Yu wrote that she was not accusing the majority of intentional discrimination, but she added: “It would be willfully oblivious to conclude that race has played no role in the dramatically inconsistent treatment given to these three former juvenile offenders by our court system.”

González pointed out unrebutted evidence of Anderson’s rehabilitation in prison, including his work as a machine operator in the license plate shop and other prison jobs, his good performance ratings, completing college courses, obtaining bookkeeping and accounting certifications, tutoring other offenders, and engaging in many other training and treatment programs. That suggests he deserved a new sentencing hearing, González wrote.

He also noted that the charges against Anderson were brought around the time of the “super-predator” myth of the 1990s — the debunked notion that some teens, mainly inner-city Black and brown offenders, were irredeemable, and which frequently played a role in lengthy sentences being given to minority offenders.

“It is disturbing that youthful white offenders who have appeared before the Supreme Court received relief that Mr.
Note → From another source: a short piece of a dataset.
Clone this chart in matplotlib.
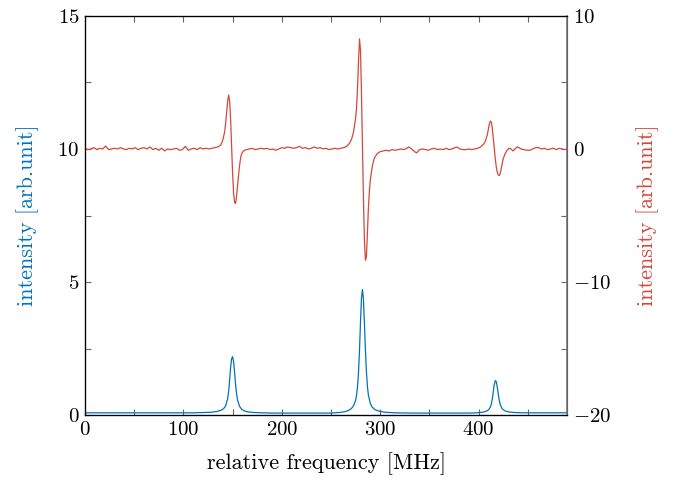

Anderson, who is Black, did not,” his attorney, Travis Stearns, said in an email.

The King County Prosecutor’s Office, which opposed granting Anderson a new sentence, urged the justices to overturn the decisions in Haag and Bassett, saying they were incorrectly decided. Anderson’s youth did not play a significant role in his crimes, it argued.

Marsha Levick is the chief legal officer of the Philadelphia-based Juvenile Law Center, which has participated in juvenile-justice cases before the Washington Supreme Court and filed a friend-of-the-court brief supporting Anderson’s appeal.

“It’s surprising from a court that has been so steady in its journey in assessing extreme sentencing,” Levick said. “They have stepped away from the path that they had been on.”

Justices Charles Johnson, Barbara Madsen, Susan Owens and Helen Whitener joined Stephens in the majority. Owens and Whitener were in the majority in the Haag case as well.

The dissenting justices were Yu, González, Sheryl Gordon McCloud and Raquel Montoya-Lewis.